In a switch case statement, it says "duplicate case value" comes up as an error. Anyone know why?

Victor Odouard picture Victor Odouard · Jun 21, 2013 · Viewed 32k times · Source

I am working on a rock paper scissors program, but this time the computer chooses rock half the time, scissors a third of the time, and paper only one sixth of the time. The way I did this was I enumerated six possible computer choice values:

enum choicec {rock1, rock2, rock3, scissors1, scissors2, paper};
choicec computer;

But then, after the computer makes its choice, I have to convert these enumerated values to either rock, paper, or scissors. I did this using a switch-case statement:

switch(computer) {
        case rock1 || rock2 || rock3:
            c = 1;
            break;
        case scissors1 || scissors2: //ERROR!
            c = 3;
            break;
        case paper:
            c = 2;
            break;
    }

one is rock, two is paper, and three is scissors. However, on the line where I have error written in as a comment, it gives me this error: [Error] duplicate case value.

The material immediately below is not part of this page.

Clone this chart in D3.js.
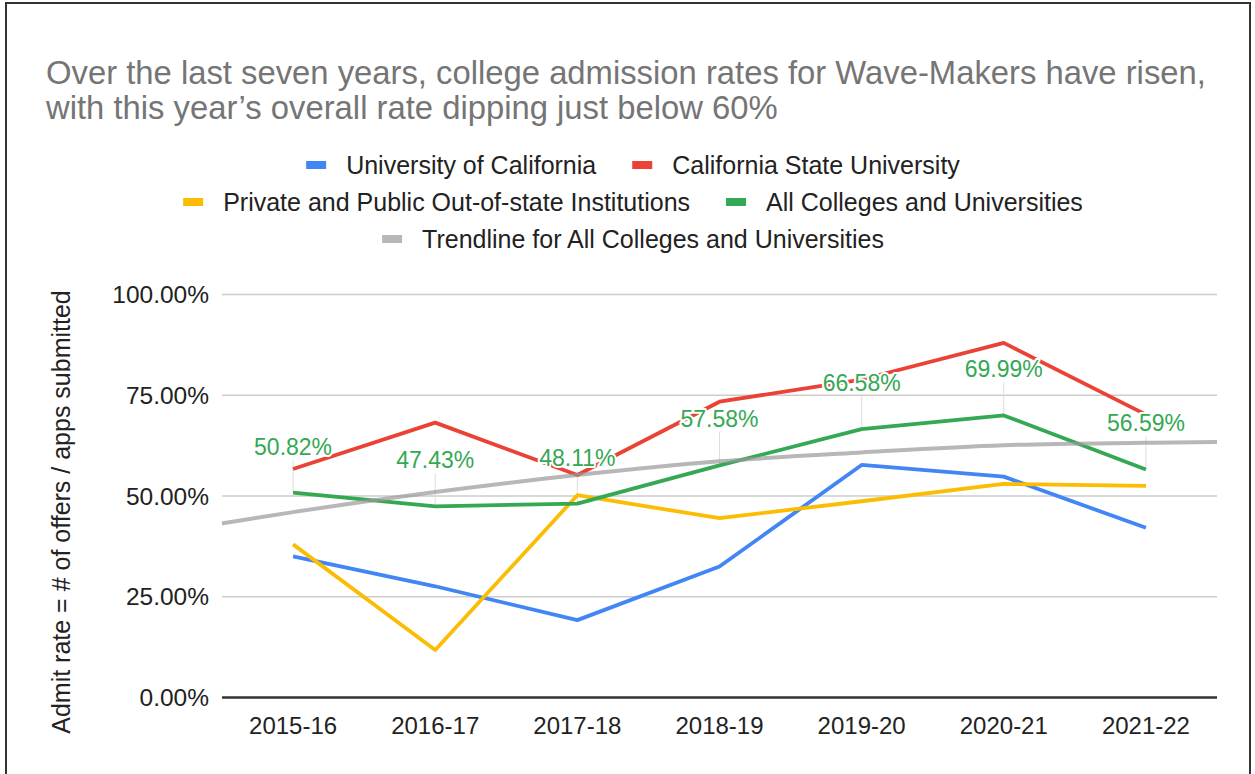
<!DOCTYPE html>
<html>
<head>
<meta charset="utf-8">
<script src="https://cdn.jsdelivr.net/npm/d3@7"></script>
<style>
  body { margin: 0; background: #fff; }
  text { font-family: Arial, "Liberation Sans", sans-serif; }
</style>
</head>
<body>
<svg id="chart"></svg>
<script>
const categories = ['2015-16', '2016-17', '2017-18', '2018-19', '2019-20', '2020-21', '2021-22'];

// admit rates, %
const ucRates = [35.0, 27.6, 19.2, 32.5, 57.7, 54.8, 42.1];
const csuRates = [56.7, 68.2, 55.2, 73.4, 78.9, 88.0, 70.2];
const privateRates = [38.0, 11.8, 50.2, 44.5, 48.7, 53.0, 52.5];
const allRates = [50.82, 47.43, 48.11, 57.58, 66.58, 69.99, 56.59];

// trendline, positions in category steps (-0.5 .. 6.5 = plot edges)
const trendPos = [-0.5, 0, 1, 2, 3, 4, 5, 6, 6.5];
const trendVals = [43.2, 46.0, 51.0, 55.2, 58.6, 60.8, 62.6, 63.2, 63.4];

const yTicks = [0, 25, 50, 75, 100];

const seriesNames = [
    'University of California',
    'California State University',
    'Private and Public Out-of-state Institutions',
    'All Colleges and Universities',
    'Trendline for All Colleges and Universities'
];

const drawChart = function (selector, width, height) {
    var left = 222,
        right = 1217,
        top = 294.5,
        bottom = 697.5,
        lineWidth = 3.8,
        colors = ['#4285f4', '#ea4335', '#fbbc04', '#34a853', '#999999'];

    var svg = d3.select(selector)
        .attr('width', width)
        .attr('height', height);

    // frame
    svg.append('rect')
        .attr('x', 6)
        .attr('y', 3)
        .attr('width', 1244)
        .attr('height', height + 20)
        .attr('fill', '#fff')
        .attr('stroke', '#333')
        .attr('stroke-width', 2);

    const x = d3.scalePoint()
        .domain(categories)
        .range([left, right])
        .padding(0.5);

    const xTrend = d3.scaleLinear()
        .domain([-0.5, categories.length - 0.5])
        .range([left, right]);

    const y = d3.scaleLinear()
        .domain([0, 100])
        .range([bottom, top]);

    // title
    var title = svg.append('text')
        .attr('fill', '#757575')
        .attr('font-size', '32.8px');
    title.append('tspan').attr('x', 46).attr('y', 84)
        .text('Over the last seven years, college admission rates for Wave-Makers have risen,');
    title.append('tspan').attr('x', 46).attr('y', 119)
        .text('with this year\u2019s overall rate dipping just below 60%');

    // legend
    var legendRows = [[0, 1], [2, 3], [4]],
        legendCenter = 633,
        swatchW = 20,
        swatchGap = 20,
        itemGap = 36;

    legendRows.forEach(function (row, r) {
        var rowY = 165 + r * 37;
        var g = svg.append('g');
        var cursor = 0;
        row.forEach(function (i) {
            g.append('rect')
                .attr('x', cursor)
                .attr('y', rowY - 4)
                .attr('width', swatchW)
                .attr('height', 8)
                .attr('fill', colors[i])
                .attr('opacity', i === 4 ? 0.7 : 1);
            var t = g.append('text')
                .attr('x', cursor + swatchW + swatchGap)
                .attr('y', rowY)
                .attr('dy', '0.35em')
                .attr('font-size', '25px')
                .attr('fill', '#222')
                .text(seriesNames[i]);
            cursor += swatchW + swatchGap + t.node().getComputedTextLength() + itemGap;
        });
        var rowWidth = cursor - itemGap;
        g.attr('transform', 'translate(' + (legendCenter - rowWidth / 2) + ',0)');
    });

    // gridlines
    svg.append('g')
        .selectAll('line')
        .data(yTicks.filter(d => d > 0))
        .join('line')
        .attr('x1', left)
        .attr('x2', right)
        .attr('y1', d => y(d))
        .attr('y2', d => y(d))
        .attr('stroke', '#cccccc')
        .attr('stroke-width', 1.5);

    // y tick labels
    svg.append('g')
        .selectAll('text')
        .data(yTicks)
        .join('text')
        .attr('x', 209)
        .attr('y', d => y(d))
        .attr('dy', '0.35em')
        .attr('text-anchor', 'end')
        .attr('font-size', '24.5px')
        .attr('fill', '#222')
        .text(d => d3.format('.2f')(d) + '%');

    // y axis title
    svg.append('text')
        .attr('transform', 'translate(70,512) rotate(-90)')
        .attr('text-anchor', 'middle')
        .attr('font-size', '25px')
        .attr('fill', '#222')
        .text('Admit rate = # of offers / apps submitted');

    // x labels
    svg.append('g')
        .selectAll('text')
        .data(categories)
        .join('text')
        .attr('x', d => x(d))
        .attr('y', 734)
        .attr('text-anchor', 'middle')
        .attr('font-size', '24px')
        .attr('fill', '#222')
        .text(d => d);

    // leader lines for data labels
    svg.append('g')
        .selectAll('line')
        .data(allRates)
        .join('line')
        .attr('x1', (d, i) => x(categories[i]))
        .attr('x2', (d, i) => x(categories[i]))
        .attr('y1', d => y(d) - 33)
        .attr('y2', d => y(d))
        .attr('stroke', '#dddddd')
        .attr('stroke-width', 1);

    // series lines
    const line = d3.line()
        .x((d, i) => x(categories[i]))
        .y(d => y(d));

    [ucRates, csuRates, privateRates, allRates].forEach(function (values, i) {
        svg.append('path')
            .datum(values)
            .attr('fill', 'none')
            .attr('stroke', colors[i])
            .attr('stroke-width', lineWidth)
            .attr('stroke-linejoin', 'round')
            .attr('d', line);
    });

    // trendline
    const trendLine = d3.line()
        .x((d, i) => xTrend(trendPos[i]))
        .y(d => y(d))
        .curve(d3.curveMonotoneX);

    svg.append('path')
        .datum(trendVals)
        .attr('fill', 'none')
        .attr('stroke', colors[4])
        .attr('stroke-opacity', 0.7)
        .attr('stroke-width', 4)
        .attr('d', trendLine);

    // baseline
    svg.append('line')
        .attr('x1', left)
        .attr('x2', right)
        .attr('y1', y(0))
        .attr('y2', y(0))
        .attr('stroke', '#333')
        .attr('stroke-width', 2.5);

    // data labels with white halo
    svg.append('g')
        .selectAll('text')
        .data(allRates)
        .join('text')
        .attr('x', (d, i) => x(categories[i]))
        .attr('y', d => y(d) - 38)
        .attr('text-anchor', 'middle')
        .attr('font-family', 'Roboto, Arial, sans-serif')
        .attr('font-size', '23px')
        .attr('fill', '#34a853')
        .attr('stroke', '#fff')
        .attr('stroke-width', 4)
        .attr('stroke-linejoin', 'round')
        .attr('paint-order', 'stroke')
        .text(d => d3.format('.2f')(d) + '%');
};

drawChart('#chart', 1255, 774);
</script>
</body>
</html>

I'm not sure why. Any ideas?

Answer

Mooing Duck picture Mooing Duck · Jun 21, 2013

You can't use || in case branches. Sorry :(
When you use || it does a logical or on them, that says "is rock1 or rock2 or rock3 not a zero?". And the answer is yes, at least one of those is not zero. So rock1 || rock2 || rock3 is true, which is 1. And scissors1 || scissors is also true, which is 1. So you have two case branches for the 1 case.

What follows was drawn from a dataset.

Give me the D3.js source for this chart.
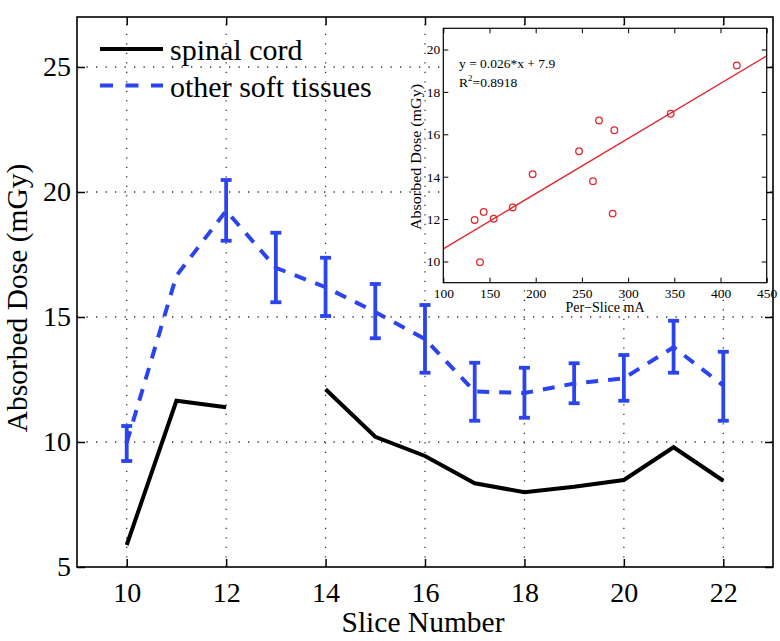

You should simply use case fallthrough to select multiple conditions:

switch(computer) {
    case rock1: case rock2: case rock3:
        c = 1;
        break;
    case scissors1: case scissors2:
        c = 3;
        break;
    case paper:
        c = 2;
        break;
    default:
        std::cerr << "INVALID COMPUTER MOVE";
}

Also, I always have a default in my case switches. Sometimes mistakes happen, and we definitely want to know if it doesn't hit any of the case branches. I'm also pretty paranoid about missing else statements, but about half the time it's ok if there's no else.